In 1973, her family moved to Islamabad to live with Josh Malihabadi. There, she enrolled in F.G College, F-7/2, Islamabad for secondary education. While living in Islamabad, she became influenced by the poetry of her grandfather, Josh Malihabadi. She started writing free verse poetry at the early age of 12. During that time, literary gatherings were held on a regular basis at her residence. She regularly attended these gathering (Urdu: مشاعره) and as a result of the influences, she slowly developed her own writing style and gradually developed into a mature poet. She participated in and won various poetry and prose competitions in her college. She completed her graduation (BA Urdu and History) from F.G College, F-7/2, Islamabad in 1982.

==Personal life==
She married Akhlaq Ahmad Malik, an entrepreneur and government supplier, on 29 April 1984. She relocated to Rawalpindi after marriage and has four children.

==Josh Memorial Committee==
Her grandfather, Josh Malihabadi died on 22 February 1982 in Islamabad, Pakistan after prolonged illness. After his death, Tabassum Akhlaq assumed the responsibility to carry his literary legacy. She founded the Josh Memorial Committee on 10 January 1987 along with Maulana Kausar Niazi, Zia Jalandhari, Dr. Inaam-ul-Haq Javed, Ghazanfar Mehdi, Farrukh Jamal, Syed Arif, Shams Rizwi, Maqsood Jafri and various others. Maulana Kausar Niazi was the first chairman of the committee. The committee was formed to organise seminars and conferences on the life, personality, history and literary work of Josh Malihabadi.

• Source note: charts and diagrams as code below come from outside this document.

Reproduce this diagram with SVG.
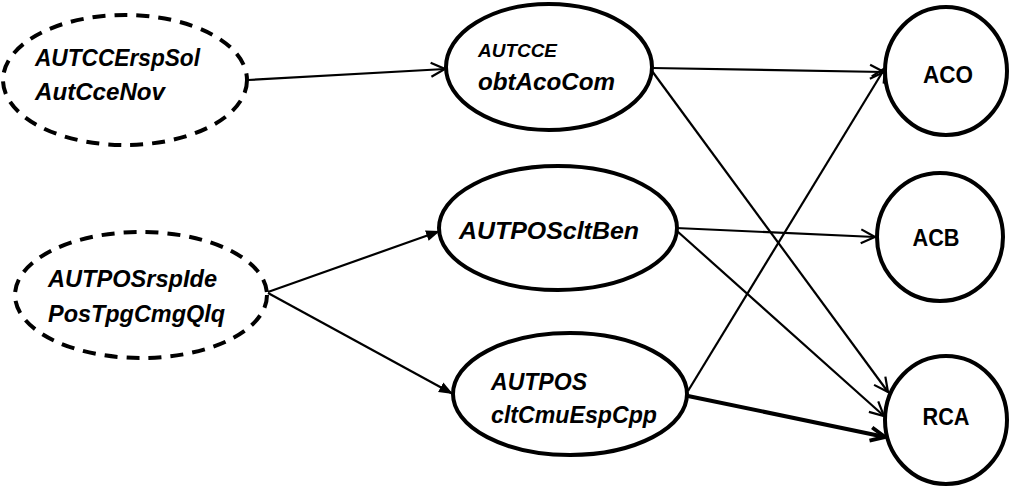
<svg xmlns="http://www.w3.org/2000/svg" width="1013" height="487" viewBox="0 0 1013 487">
<style>
.node{fill:#fff;stroke:#000;stroke-width:4}
.dash{stroke-dasharray:13 9}
.t{font-family:"Liberation Sans",Arial,sans-serif;font-weight:bold;font-style:italic;font-size:24px;fill:#000}
.s{font-size:19px}
.c{font-family:"Liberation Sans",Arial,sans-serif;font-weight:bold;font-size:24px;fill:#000;text-anchor:middle}
.e{stroke:#000;stroke-width:2.2;fill:none}
.thick{stroke-width:4}
</style>
<defs>
<marker id="open" markerUnits="userSpaceOnUse" markerWidth="18" markerHeight="18" refX="15" refY="8" orient="auto" viewBox="0 0 18 16">
<path d="M1,1 L15,8 L1,15" fill="none" stroke="#000" stroke-width="2.2"/>
</marker>
<marker id="openThick" markerUnits="userSpaceOnUse" markerWidth="20" markerHeight="20" refX="15" refY="8" orient="auto" viewBox="0 0 18 16">
<path d="M2,2 L15,8 L2,14" fill="none" stroke="#000" stroke-width="3.5"/>
</marker>
<marker id="fill" markerUnits="userSpaceOnUse" markerWidth="15" markerHeight="12" refX="14" refY="5.5" orient="auto" viewBox="0 0 15 11">
<path d="M0,0 L14,5.5 L0,11 z" fill="#000"/>
</marker>
</defs>
<g id="connectors">
<line class="e" x1="248" y1="80" x2="445" y2="69" marker-end="url(#open)"/>
<line class="e" x1="268" y1="292" x2="440" y2="231" marker-end="url(#fill)"/>
<line class="e" x1="268" y1="293" x2="453" y2="394" marker-end="url(#fill)"/>
<line class="e" x1="652" y1="68" x2="884" y2="72" marker-end="url(#open)"/>
<line class="e" x1="652" y1="71" x2="888" y2="392" marker-end="url(#open)"/>
<line class="e" x1="676" y1="228" x2="875" y2="237" marker-end="url(#open)"/>
<line class="e" x1="677" y1="231" x2="884" y2="416" marker-end="url(#open)"/>
<line class="e" x1="688" y1="391" x2="885" y2="68" marker-end="url(#open)"/>
<line class="e thick" x1="688" y1="396" x2="885" y2="437" marker-end="url(#openThick)"/>
</g>
<g id="n_AUTCCErspSol">
<ellipse class="node dash" cx="125" cy="80" rx="122" ry="65"/>
<text class="t" x="35" y="66" textLength="165" lengthAdjust="spacingAndGlyphs">AUTCCErspSol</text>
<text class="t" x="35" y="100" textLength="130" lengthAdjust="spacingAndGlyphs">AutCceNov</text>
</g>
<g id="n_AUTPOSrspIde">
<ellipse class="node dash" cx="141" cy="295" rx="126" ry="63"/>
<text class="t" x="48" y="287" textLength="169" lengthAdjust="spacingAndGlyphs">AUTPOSrspIde</text>
<text class="t" x="48" y="322" textLength="177" lengthAdjust="spacingAndGlyphs">PosTpgCmgQlq</text>
</g>
<g id="n_obtAcoCom">
<ellipse class="node" cx="549" cy="67" rx="103" ry="63"/>
<text class="t s" x="478" y="57" textLength="79" lengthAdjust="spacingAndGlyphs">AUTCCE</text>
<text class="t" x="478" y="90" textLength="137" lengthAdjust="spacingAndGlyphs">obtAcoCom</text>
</g>
<g id="n_AUTPOScltBen">
<ellipse class="node" cx="558" cy="228" rx="119" ry="62"/>
<text class="t" x="459" y="239" textLength="180" lengthAdjust="spacingAndGlyphs">AUTPOScltBen</text>
</g>
<g id="n_cltCmuEspCpp">
<ellipse class="node" cx="570" cy="394" rx="117" ry="61"/>
<text class="t" x="491" y="390" textLength="96" lengthAdjust="spacingAndGlyphs">AUTPOS</text>
<text class="t" x="491" y="423" textLength="166" lengthAdjust="spacingAndGlyphs">cltCmuEspCpp</text>
</g>
<g id="n_ACO">
<ellipse class="node" cx="946" cy="71" rx="61" ry="64"/>
<text class="c" x="948" y="83" textLength="50" lengthAdjust="spacingAndGlyphs">ACO</text>
</g>
<g id="n_ACB">
<ellipse class="node" cx="940" cy="237" rx="63" ry="64"/>
<text class="c" x="936" y="246" textLength="47" lengthAdjust="spacingAndGlyphs">ACB</text>
</g>
<g id="n_RCA">
<ellipse class="node" cx="946" cy="420" rx="61" ry="64"/>
<text class="c" x="946" y="425" textLength="47" lengthAdjust="spacingAndGlyphs">RCA</text>
</g>
</svg>
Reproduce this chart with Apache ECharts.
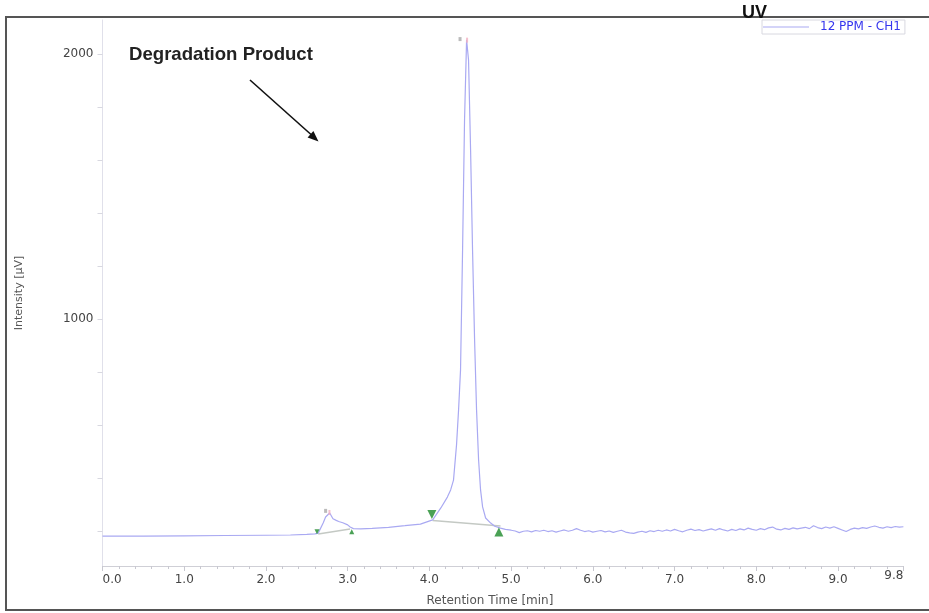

After the death of Kausar Niazi in 1994, Akhlaq became the chairperson of Josh Memorial Committee. Under her leadership, the committee continues to operate at national level and organises seminars bi-annually on the birthday (5 December) and death anniversary (22 February) of Josh Malihabadi.

==Contributions to Urdu literature==
Tabassum Akhlaq is an active poet, speaker and columnist in domestic, national and international events. Romance, religion, solitude and peace are the major themes of her poetry. Four of her poetry books are in the stage of either printing, publishing, proofreading or composing. She is also working on a biography of Josh Malihabadi and a compilation of her columns.

In August 2012, the Government of Pakistan announced Hilal-e-Imtiaz for Josh Malihabadi. The award was presented to Tabassum Akhlaq on 23 March 2013.